+++ Information provided
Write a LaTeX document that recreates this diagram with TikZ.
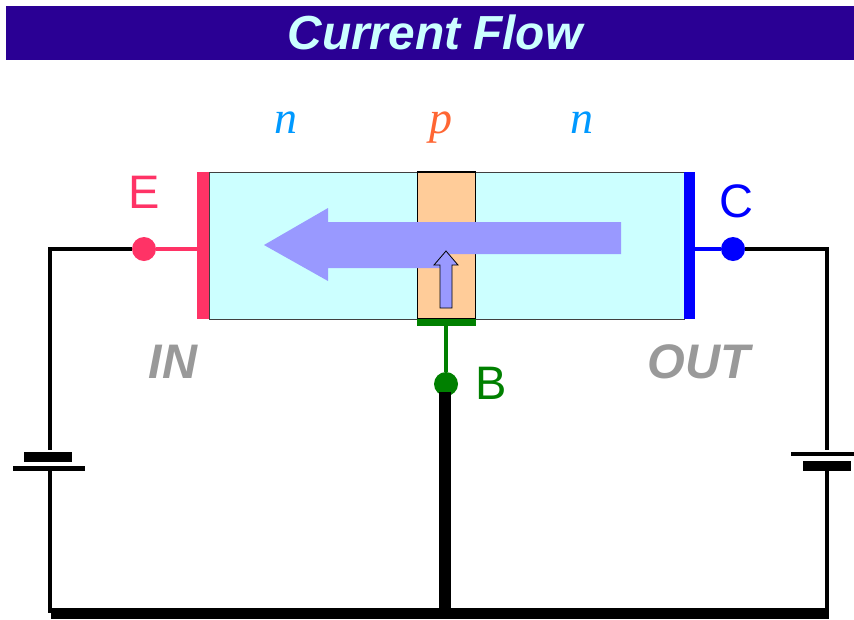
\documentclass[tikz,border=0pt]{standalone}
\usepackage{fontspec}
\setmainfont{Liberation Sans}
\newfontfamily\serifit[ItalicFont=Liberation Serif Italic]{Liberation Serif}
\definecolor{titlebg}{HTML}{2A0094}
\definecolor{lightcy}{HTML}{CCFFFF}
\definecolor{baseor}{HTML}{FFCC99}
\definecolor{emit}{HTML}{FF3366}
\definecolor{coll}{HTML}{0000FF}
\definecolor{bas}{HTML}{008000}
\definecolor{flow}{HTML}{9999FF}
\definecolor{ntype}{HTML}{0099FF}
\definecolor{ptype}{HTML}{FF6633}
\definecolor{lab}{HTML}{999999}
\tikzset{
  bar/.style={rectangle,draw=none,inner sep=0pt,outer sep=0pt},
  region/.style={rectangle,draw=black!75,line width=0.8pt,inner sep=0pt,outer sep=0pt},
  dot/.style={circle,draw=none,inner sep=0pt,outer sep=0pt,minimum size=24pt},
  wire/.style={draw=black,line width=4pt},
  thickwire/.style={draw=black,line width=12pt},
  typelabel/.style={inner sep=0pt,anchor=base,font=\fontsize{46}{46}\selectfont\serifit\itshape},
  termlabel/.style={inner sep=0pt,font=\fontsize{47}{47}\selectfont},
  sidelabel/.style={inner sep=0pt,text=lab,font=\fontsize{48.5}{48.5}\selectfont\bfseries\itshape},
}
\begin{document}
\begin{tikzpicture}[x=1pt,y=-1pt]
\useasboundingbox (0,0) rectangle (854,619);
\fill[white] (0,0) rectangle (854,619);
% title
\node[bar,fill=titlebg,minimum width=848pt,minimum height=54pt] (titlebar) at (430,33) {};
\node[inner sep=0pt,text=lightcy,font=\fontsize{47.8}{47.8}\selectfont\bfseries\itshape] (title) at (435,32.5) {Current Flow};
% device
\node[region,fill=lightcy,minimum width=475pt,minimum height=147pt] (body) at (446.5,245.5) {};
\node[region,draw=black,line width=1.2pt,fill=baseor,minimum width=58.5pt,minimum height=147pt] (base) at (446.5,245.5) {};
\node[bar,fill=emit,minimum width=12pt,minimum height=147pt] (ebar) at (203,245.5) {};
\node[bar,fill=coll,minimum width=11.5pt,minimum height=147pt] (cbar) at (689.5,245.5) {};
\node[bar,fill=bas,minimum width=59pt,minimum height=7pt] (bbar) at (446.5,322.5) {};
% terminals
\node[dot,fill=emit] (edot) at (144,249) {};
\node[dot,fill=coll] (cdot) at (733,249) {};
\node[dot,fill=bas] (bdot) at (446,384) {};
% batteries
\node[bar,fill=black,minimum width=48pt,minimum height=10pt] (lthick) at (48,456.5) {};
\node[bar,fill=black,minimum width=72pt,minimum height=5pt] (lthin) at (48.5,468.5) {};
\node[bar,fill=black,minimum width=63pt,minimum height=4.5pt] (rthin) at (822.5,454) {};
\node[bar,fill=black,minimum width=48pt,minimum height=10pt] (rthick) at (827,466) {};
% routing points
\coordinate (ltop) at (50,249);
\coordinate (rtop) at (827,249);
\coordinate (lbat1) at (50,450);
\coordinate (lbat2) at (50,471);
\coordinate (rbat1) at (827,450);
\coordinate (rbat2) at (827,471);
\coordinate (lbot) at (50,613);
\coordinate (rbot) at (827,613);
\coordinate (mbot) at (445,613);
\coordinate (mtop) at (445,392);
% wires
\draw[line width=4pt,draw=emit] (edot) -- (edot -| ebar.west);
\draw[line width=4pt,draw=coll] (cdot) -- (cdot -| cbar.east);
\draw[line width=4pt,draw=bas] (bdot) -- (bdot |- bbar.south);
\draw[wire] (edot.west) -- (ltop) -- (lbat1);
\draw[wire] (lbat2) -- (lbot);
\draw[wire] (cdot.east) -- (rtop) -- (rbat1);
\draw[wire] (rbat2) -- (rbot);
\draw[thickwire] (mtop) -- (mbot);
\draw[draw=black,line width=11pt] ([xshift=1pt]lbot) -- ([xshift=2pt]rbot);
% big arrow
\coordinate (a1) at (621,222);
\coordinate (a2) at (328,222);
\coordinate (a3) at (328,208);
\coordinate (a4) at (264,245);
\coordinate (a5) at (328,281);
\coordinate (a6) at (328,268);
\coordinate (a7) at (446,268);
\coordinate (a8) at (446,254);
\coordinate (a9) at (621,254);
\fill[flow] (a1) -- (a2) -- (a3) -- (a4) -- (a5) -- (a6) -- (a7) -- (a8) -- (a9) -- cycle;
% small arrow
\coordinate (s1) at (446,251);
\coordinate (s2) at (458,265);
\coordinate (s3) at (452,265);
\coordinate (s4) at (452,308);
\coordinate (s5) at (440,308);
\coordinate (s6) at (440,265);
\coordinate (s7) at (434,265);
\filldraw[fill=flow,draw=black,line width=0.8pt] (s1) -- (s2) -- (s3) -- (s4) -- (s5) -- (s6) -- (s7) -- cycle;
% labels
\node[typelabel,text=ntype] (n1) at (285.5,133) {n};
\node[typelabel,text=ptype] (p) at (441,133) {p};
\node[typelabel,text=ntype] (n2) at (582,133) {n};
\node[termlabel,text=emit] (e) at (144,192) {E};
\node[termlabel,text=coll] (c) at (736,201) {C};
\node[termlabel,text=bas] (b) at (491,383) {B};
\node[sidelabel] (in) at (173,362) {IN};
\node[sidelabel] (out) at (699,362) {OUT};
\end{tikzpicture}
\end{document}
++++++
» **Work to do**: Write out the material above again, word for word, minus its pictures.

» **Expected answer**:
Write a LaTeX document that recreates this diagram with TikZ.
\documentclass[tikz,border=0pt]{standalone}
\usepackage{fontspec}
\setmainfont{Liberation Sans}
\newfontfamily\serifit[ItalicFont=Liberation Serif Italic]{Liberation Serif}
\definecolor{titlebg}{HTML}{2A0094}
\definecolor{lightcy}{HTML}{CCFFFF}
\definecolor{baseor}{HTML}{FFCC99}
\definecolor{emit}{HTML}{FF3366}
\definecolor{coll}{HTML}{0000FF}
\definecolor{bas}{HTML}{008000}
\definecolor{flow}{HTML}{9999FF}
\definecolor{ntype}{HTML}{0099FF}
\definecolor{ptype}{HTML}{FF6633}
\definecolor{lab}{HTML}{999999}
\tikzset{
  bar/.style={rectangle,draw=none,inner sep=0pt,outer sep=0pt},
  region/.style={rectangle,draw=black!75,line width=0.8pt,inner sep=0pt,outer sep=0pt},
  dot/.style={circle,draw=none,inner sep=0pt,outer sep=0pt,minimum size=24pt},
  wire/.style={draw=black,line width=4pt},
  thickwire/.style={draw=black,line width=12pt},
  typelabel/.style={inner sep=0pt,anchor=base,font=\fontsize{46}{46}\selectfont\serifit\itshape},
  termlabel/.style={inner sep=0pt,font=\fontsize{47}{47}\selectfont},
  sidelabel/.style={inner sep=0pt,text=lab,font=\fontsize{48.5}{48.5}\selectfont\bfseries\itshape},
}
\begin{document}
\begin{tikzpicture}[x=1pt,y=-1pt]
\useasboundingbox (0,0) rectangle (854,619);
\fill[white] (0,0) rectangle (854,619);
% title
\node[bar,fill=titlebg,minimum width=848pt,minimum height=54pt] (titlebar) at (430,33) {};
\node[inner sep=0pt,text=lightcy,font=\fontsize{47.8}{47.8}\selectfont\bfseries\itshape] (title) at (435,32.5) {Current Flow};
% device
\node[region,fill=lightcy,minimum width=475pt,minimum height=147pt] (body) at (446.5,245.5) {};
\node[region,draw=black,line width=1.2pt,fill=baseor,minimum width=58.5pt,minimum height=147pt] (base) at (446.5,245.5) {};
\node[bar,fill=emit,minimum width=12pt,minimum height=147pt] (ebar) at (203,245.5) {};
\node[bar,fill=coll,minimum width=11.5pt,minimum height=147pt] (cbar) at (689.5,245.5) {};
\node[bar,fill=bas,minimum width=59pt,minimum height=7pt] (bbar) at (446.5,322.5) {};
% terminals
\node[dot,fill=emit] (edot) at (144,249) {};
\node[dot,fill=coll] (cdot) at (733,249) {};
\node[dot,fill=bas] (bdot) at (446,384) {};
% batteries
\node[bar,fill=black,minimum width=48pt,minimum height=10pt] (lthick) at (48,456.5) {};
\node[bar,fill=black,minimum width=72pt,minimum height=5pt] (lthin) at (48.5,468.5) {};
\node[bar,fill=black,minimum width=63pt,minimum height=4.5pt] (rthin) at (822.5,454) {};
\node[bar,fill=black,minimum width=48pt,minimum height=10pt] (rthick) at (827,466) {};
% routing points
\coordinate (ltop) at (50,249);
\coordinate (rtop) at (827,249);
\coordinate (lbat1) at (50,450);
\coordinate (lbat2) at (50,471);
\coordinate (rbat1) at (827,450);
\coordinate (rbat2) at (827,471);
\coordinate (lbot) at (50,613);
\coordinate (rbot) at (827,613);
\coordinate (mbot) at (445,613);
\coordinate (mtop) at (445,392);
% wires
\draw[line width=4pt,draw=emit] (edot) -- (edot -| ebar.west);
\draw[line width=4pt,draw=coll] (cdot) -- (cdot -| cbar.east);
\draw[line width=4pt,draw=bas] (bdot) -- (bdot |- bbar.south);
\draw[wire] (edot.west) -- (ltop) -- (lbat1);
\draw[wire] (lbat2) -- (lbot);
\draw[wire] (cdot.east) -- (rtop) -- (rbat1);
\draw[wire] (rbat2) -- (rbot);
\draw[thickwire] (mtop) -- (mbot);
\draw[draw=black,line width=11pt] ([xshift=1pt]lbot) -- ([xshift=2pt]rbot);
% big arrow
\coordinate (a1) at (621,222);
\coordinate (a2) at (328,222);
\coordinate (a3) at (328,208);
\coordinate (a4) at (264,245);
\coordinate (a5) at (328,281);
\coordinate (a6) at (328,268);
\coordinate (a7) at (446,268);
\coordinate (a8) at (446,254);
\coordinate (a9) at (621,254);
\fill[flow] (a1) -- (a2) -- (a3) -- (a4) -- (a5) -- (a6) -- (a7) -- (a8) -- (a9) -- cycle;
% small arrow
\coordinate (s1) at (446,251);
\coordinate (s2) at (458,265);
\coordinate (s3) at (452,265);
\coordinate (s4) at (452,308);
\coordinate (s5) at (440,308);
\coordinate (s6) at (440,265);
\coordinate (s7) at (434,265);
\filldraw[fill=flow,draw=black,line width=0.8pt] (s1) -- (s2) -- (s3) -- (s4) -- (s5) -- (s6) -- (s7) -- cycle;
% labels
\node[typelabel,text=ntype] (n1) at (285.5,133) {n};
\node[typelabel,text=ptype] (p) at (441,133) {p};
\node[typelabel,text=ntype] (n2) at (582,133) {n};
\node[termlabel,text=emit] (e) at (144,192) {E};
\node[termlabel,text=coll] (c) at (736,201) {C};
\node[termlabel,text=bas] (b) at (491,383) {B};
\node[sidelabel] (in) at (173,362) {IN};
\node[sidelabel] (out) at (699,362) {OUT};
\end{tikzpicture}
\end{document}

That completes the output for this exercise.